Because the strait is a vital global chokepoint, it is governed under the international legal principle of “transit passage”. This grants all ships the right of continuous and expeditious navigation, meaning coastal states cannot legally suspend passage or impede commercial traffic.
However, the exact level of regulatory control—and the right to charge fees or inspect vessels—remains a highly contested issue between the US and Iran, and differing views on “maritime law.”
By maintaining control of this strategic maritime chokepoint, Iran retains the vital leverage needed to protect its interests and force negotiations on its own terms.

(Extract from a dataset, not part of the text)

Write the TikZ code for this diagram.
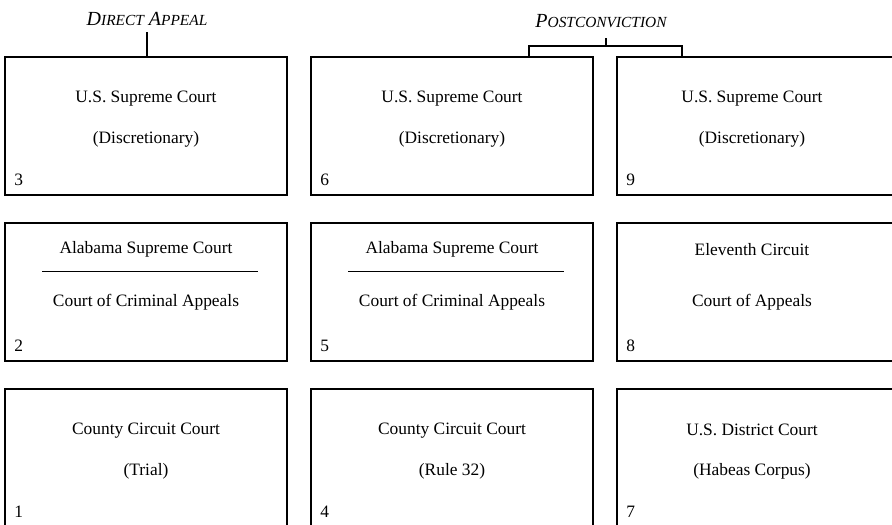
\documentclass[tikz,border=0pt]{standalone}
\usepackage{fontspec}
\setmainfont{Liberation Serif}
\usetikzlibrary{calc}

\begin{document}
\begin{tikzpicture}[x=1pt, y=-1pt,
    court/.style={draw, line width=1.6pt, minimum width=282pt, minimum height=138pt, inner sep=0pt},
    txt/.style={font=\fontsize{17.4}{20}\selectfont, inner sep=0pt},
    num/.style={txt, anchor=west},
    head/.style={font=\fontsize{20}{22}\selectfont\itshape, inner sep=0pt}]
    \useasboundingbox (0, 0) rectangle (892, 525);
    \clip (0, 0) rectangle (892, 525);
    \node[head] (direct) at (147, 19) {D{\fontsize{15.4}{17}\selectfont IRECT} A{\fontsize{15.4}{17}\selectfont PPEAL}};
    \node[head] (post) at (601, 21) {P{\fontsize{15.4}{17}\selectfont OSTCONVICTION}};
    \node[court] (b3) at (146, 126) {};
    \node[court] (b6) at (452, 126) {};
    \node[court] (b9) at (758, 126) {};
    \node[court] (b2) at (146, 292) {};
    \node[court] (b5) at (452, 292) {};
    \node[court] (b8) at (758, 292) {};
    \node[court] (b1) at (146, 458) {};
    \node[court] (b4) at (452, 458) {};
    \node[court] (b7) at (758, 458) {};
    \coordinate (dtop) at (147, 32);
    \draw[line width=1.2pt] (dtop) -- (dtop |- b3.north);
    \coordinate (ptop) at (606, 38);
    \coordinate (pmid) at (606, 46);
    \draw[line width=1.2pt] (ptop) -- (pmid);
    \draw[line width=1.2pt] (529, 57) |- (pmid) -| (682, 57);
    \node[txt] (t3a) at ($(b3.north)+(0, 42)$) {U.S. Supreme Court};
    \node[txt] (t3b) at ($(b3.north)+(0, 83)$) {(Discretionary)};
    \node[num] (n3) at ($(b3.north west)+(10, 124)$) {3};
    \node[txt] (t6a) at ($(b6.north)+(0, 42)$) {U.S. Supreme Court};
    \node[txt] (t6b) at ($(b6.north)+(0, 83)$) {(Discretionary)};
    \node[num] (n6) at ($(b6.north west)+(10, 124)$) {6};
    \node[txt] (t9a) at ($(b9.north)+(-6, 42)$) {U.S. Supreme Court};
    \node[txt] (t9b) at ($(b9.north)+(-6, 83)$) {(Discretionary)};
    \node[num] (n9) at ($(b9.north west)+(10, 124)$) {9};
    \node[txt] (t2a) at ($(b2.north)+(0, 27)$) {Alabama Supreme Court};
    \node[txt] (t2b) at ($(b2.north)+(0, 80)$) {Court of Criminal Appeals};
    \draw[line width=0.9pt] ($(b2.north)+(-104, 49)$) -- ($(b2.north)+(112, 49)$);
    \node[num] (n2) at ($(b2.north west)+(10, 124)$) {2};
    \node[txt] (t5a) at ($(b5.north)+(0, 27)$) {Alabama Supreme Court};
    \node[txt] (t5b) at ($(b5.north)+(0, 80)$) {Court of Criminal Appeals};
    \draw[line width=0.9pt] ($(b5.north)+(-104, 49)$) -- ($(b5.north)+(112, 49)$);
    \node[num] (n5) at ($(b5.north west)+(10, 124)$) {5};
    \node[txt] (t8a) at ($(b8.north)+(-6, 27)$) {Eleventh Circuit};
    \node[txt] (t8b) at ($(b8.north)+(-6, 80)$) {Court of Appeals};
    \node[num] (n8) at ($(b8.north west)+(10, 124)$) {8};
    \node[txt] (t1a) at ($(b1.north)+(0, 42)$) {County Circuit Court};
    \node[txt] (t1b) at ($(b1.north)+(0, 83)$) {(Trial)};
    \node[num] (n1) at ($(b1.north west)+(10, 124)$) {1};
    \node[txt] (t4a) at ($(b4.north)+(0, 42)$) {County Circuit Court};
    \node[txt] (t4b) at ($(b4.north)+(0, 83)$) {(Rule 32)};
    \node[num] (n4) at ($(b4.north west)+(10, 124)$) {4};
    \node[txt] (t7a) at ($(b7.north)+(-6, 42)$) {U.S. District Court};
    \node[txt] (t7b) at ($(b7.north)+(-6, 83)$) {(Habeas Corpus)};
    \node[num] (n7) at ($(b7.north west)+(10, 124)$) {7};
\end{tikzpicture}
\end{document}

The US and the UK were the ones that started the war against Iran in 1953 with Operation Ajax which overthrew the legitimate government of Iran and installed the CIA puppet Shah Pahvali. All the blowback we’re getting today can be traced back to these prior violent and illegal actions by the US against Iran. In the case of Operation Ajax, it wasn’t even about “national security” -we were pathetically sending our troops to die to do the bidding of British Petroleum whose interests were threatened by Iranian desire to nationalize their own oil assets.
Well how far do you wanna go back Antioch?
Rot in hell traitor!
It was a good paper at one time.....before Rupert Murdoch bought it.
📌
The Wall Street Urinal. 🙄
Seems like pacifying Iran is a moving target
Undefined enemy hard to ascertain
Maybe they were ready for all this who knows
I have no clue what it takes to destroy or neutralize the revolutionary guard
I’d assume leadership is rather fluid
And the WSJ clutches he/her collective pearls…again!
An Iran with A-bombs and control over oil supply will be a lot more dangerous.